TASK PROMPT: Leaving out every picture, quote the data below exactly as it appears.

DATASET EXTRACT:
§

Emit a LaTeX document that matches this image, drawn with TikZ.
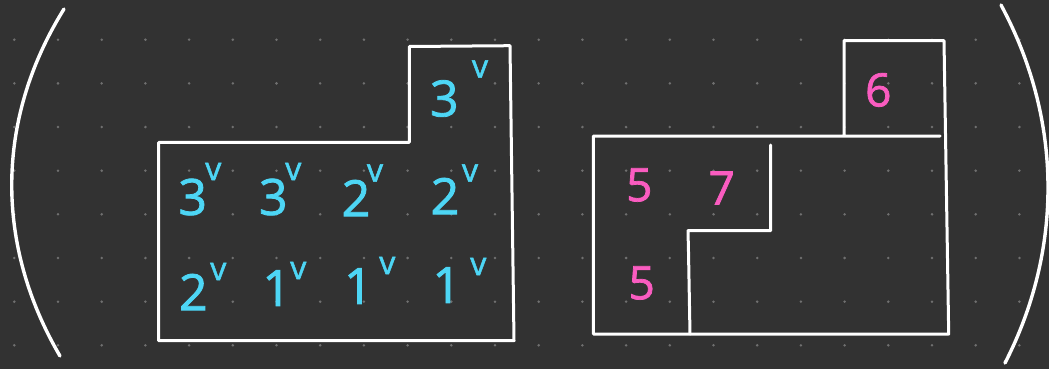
\documentclass[tikz,border=0pt]{standalone}
\usepackage{fontspec}
\setmainfont{Open Sans}
\newfontfamily\hand[FakeBold=1.6]{Open Sans}
\definecolor{bg}{HTML}{323232}
\definecolor{dotc}{HTML}{707070}
\definecolor{cy}{HTML}{4DD6F5}
\definecolor{pk}{HTML}{FA5CC0}
\tikzset{
  wall/.style={draw=white, line width=3pt, line cap=round, line join=round},
  paren/.style={draw=white, line width=3.4pt, line cap=round},
  dig/.style={inner sep=0pt, font=\hand\fontsize{50}{50}\selectfont},
  cyd/.style={dig, text=cy},
  pkd/.style={dig, text=pk, font=\hand\fontsize{46}{46}\selectfont},
  tick/.style={inner sep=0pt, text=cy, font=\hand\fontsize{32}{32}\selectfont},
}
\begin{document}
\begin{tikzpicture}[x=1pt,y=-1pt]
\fill[bg] (0,0) rectangle (1049,369);
\useasboundingbox (0,0) rectangle (1049,369);
% dot grid
\foreach \i in {0,...,23}{
  \foreach \j in {0,...,7}{
    \fill[dotc] ({14.3+43.7*\i},{39.7+43.66*\j}) circle (1.4);
  }
}
% parentheses
\coordinate (lp1) at (64,9);
\coordinate (lp2) at (60,356);
\draw[paren] (lp1) .. controls (-5,120) and (-5,245) .. (lp2);
\coordinate (rp1) at (1001,5);
\coordinate (rp2) at (1005,363);
\draw[paren] (rp1) .. controls (1063,120) and (1063,250) .. (rp2);
% left shape
\coordinate (a1) at (409.3,46.5);
\coordinate (a2) at (510,45.7);
\coordinate (a3) at (514,340.7);
\coordinate (a4) at (158.7,340.7);
\coordinate (a5) at (158.7,142.3);
\coordinate (a6) at (409.3,142.3);
\draw[wall] (a1) -- (a2) -- (a3) -- (a4) -- (a5) -- (a6) -- cycle;
% right shape
\coordinate (b1) at (844,40.7);
\coordinate (b2) at (944,40.7);
\coordinate (b3) at (948.7,334);
\coordinate (b4) at (593.3,334);
\coordinate (b5) at (593.3,136);
\coordinate (b6) at (940,136);
\coordinate (b7) at (844,136);
\draw[wall] (b7) -- (b1) -- (b2) -- (b3) -- (b4) -- (b5) -- (b6);
\coordinate (c1) at (770.7,145);
\coordinate (c2) at (770.7,230.7);
\coordinate (c3) at (688,230.7);
\coordinate (c4) at (688.5,252);
\coordinate (c5) at (690,334);
\draw[wall] (c1) -- (c2) -- (c3) -- (c4) -- (c5);
% cyan numbers
\node[cyd] (n0) at (444.3,98.5) {3};
\node[tick] (t0) at (480,69) {v};
\node[cyd] (n1) at (192.7,197) {3};
\node[tick] (t1) at (213.3,171.5) {v};
\node[cyd] (n2) at (273.3,197) {3};
\node[tick] (t2) at (293.3,171.5) {v};
\node[cyd] (n3) at (356,198) {2};
\node[tick] (t3) at (375,173) {v};
\node[cyd] (n4) at (445,196) {2};
\node[tick] (t4) at (470,173) {v};
\node[cyd] (n5) at (193.3,292) {2};
\node[tick] (t5) at (218.3,271.5) {v};
\node[cyd] (n6) at (276.7,288) {1};
\node[tick] (t6) at (298.3,270.5) {v};
\node[cyd] (n7) at (358.3,286) {1};
\node[tick] (t7) at (387.3,265.5) {v};
\node[cyd] (n8) at (446.7,285) {1};
\node[tick] (t8) at (478.3,266.5) {v};
% pink numbers
\node[pkd] (p1) at (878.3,90) {6};
\node[pkd] (p2) at (639.3,185) {5};
\node[pkd] (p3) at (721.7,188) {7};
\node[pkd] (p4) at (641.7,283) {5};
\end{tikzpicture}
\end{document}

§

EXERCISE OUTPUT:
Emit a LaTeX document that matches this image, drawn with TikZ.
\documentclass[tikz,border=0pt]{standalone}
\usepackage{fontspec}
\setmainfont{Open Sans}
\newfontfamily\hand[FakeBold=1.6]{Open Sans}
\definecolor{bg}{HTML}{323232}
\definecolor{dotc}{HTML}{707070}
\definecolor{cy}{HTML}{4DD6F5}
\definecolor{pk}{HTML}{FA5CC0}
\tikzset{
  wall/.style={draw=white, line width=3pt, line cap=round, line join=round},
  paren/.style={draw=white, line width=3.4pt, line cap=round},
  dig/.style={inner sep=0pt, font=\hand\fontsize{50}{50}\selectfont},
  cyd/.style={dig, text=cy},
  pkd/.style={dig, text=pk, font=\hand\fontsize{46}{46}\selectfont},
  tick/.style={inner sep=0pt, text=cy, font=\hand\fontsize{32}{32}\selectfont},
}
\begin{document}
\begin{tikzpicture}[x=1pt,y=-1pt]
\fill[bg] (0,0) rectangle (1049,369);
\useasboundingbox (0,0) rectangle (1049,369);
% dot grid
\foreach \i in {0,...,23}{
  \foreach \j in {0,...,7}{
    \fill[dotc] ({14.3+43.7*\i},{39.7+43.66*\j}) circle (1.4);
  }
}
% parentheses
\coordinate (lp1) at (64,9);
\coordinate (lp2) at (60,356);
\draw[paren] (lp1) .. controls (-5,120) and (-5,245) .. (lp2);
\coordinate (rp1) at (1001,5);
\coordinate (rp2) at (1005,363);
\draw[paren] (rp1) .. controls (1063,120) and (1063,250) .. (rp2);
% left shape
\coordinate (a1) at (409.3,46.5);
\coordinate (a2) at (510,45.7);
\coordinate (a3) at (514,340.7);
\coordinate (a4) at (158.7,340.7);
\coordinate (a5) at (158.7,142.3);
\coordinate (a6) at (409.3,142.3);
\draw[wall] (a1) -- (a2) -- (a3) -- (a4) -- (a5) -- (a6) -- cycle;
% right shape
\coordinate (b1) at (844,40.7);
\coordinate (b2) at (944,40.7);
\coordinate (b3) at (948.7,334);
\coordinate (b4) at (593.3,334);
\coordinate (b5) at (593.3,136);
\coordinate (b6) at (940,136);
\coordinate (b7) at (844,136);
\draw[wall] (b7) -- (b1) -- (b2) -- (b3) -- (b4) -- (b5) -- (b6);
\coordinate (c1) at (770.7,145);
\coordinate (c2) at (770.7,230.7);
\coordinate (c3) at (688,230.7);
\coordinate (c4) at (688.5,252);
\coordinate (c5) at (690,334);
\draw[wall] (c1) -- (c2) -- (c3) -- (c4) -- (c5);
% cyan numbers
\node[cyd] (n0) at (444.3,98.5) {3};
\node[tick] (t0) at (480,69) {v};
\node[cyd] (n1) at (192.7,197) {3};
\node[tick] (t1) at (213.3,171.5) {v};
\node[cyd] (n2) at (273.3,197) {3};
\node[tick] (t2) at (293.3,171.5) {v};
\node[cyd] (n3) at (356,198) {2};
\node[tick] (t3) at (375,173) {v};
\node[cyd] (n4) at (445,196) {2};
\node[tick] (t4) at (470,173) {v};
\node[cyd] (n5) at (193.3,292) {2};
\node[tick] (t5) at (218.3,271.5) {v};
\node[cyd] (n6) at (276.7,288) {1};
\node[tick] (t6) at (298.3,270.5) {v};
\node[cyd] (n7) at (358.3,286) {1};
\node[tick] (t7) at (387.3,265.5) {v};
\node[cyd] (n8) at (446.7,285) {1};
\node[tick] (t8) at (478.3,266.5) {v};
% pink numbers
\node[pkd] (p1) at (878.3,90) {6};
\node[pkd] (p2) at (639.3,185) {5};
\node[pkd] (p3) at (721.7,188) {7};
\node[pkd] (p4) at (641.7,283) {5};
\end{tikzpicture}
\end{document}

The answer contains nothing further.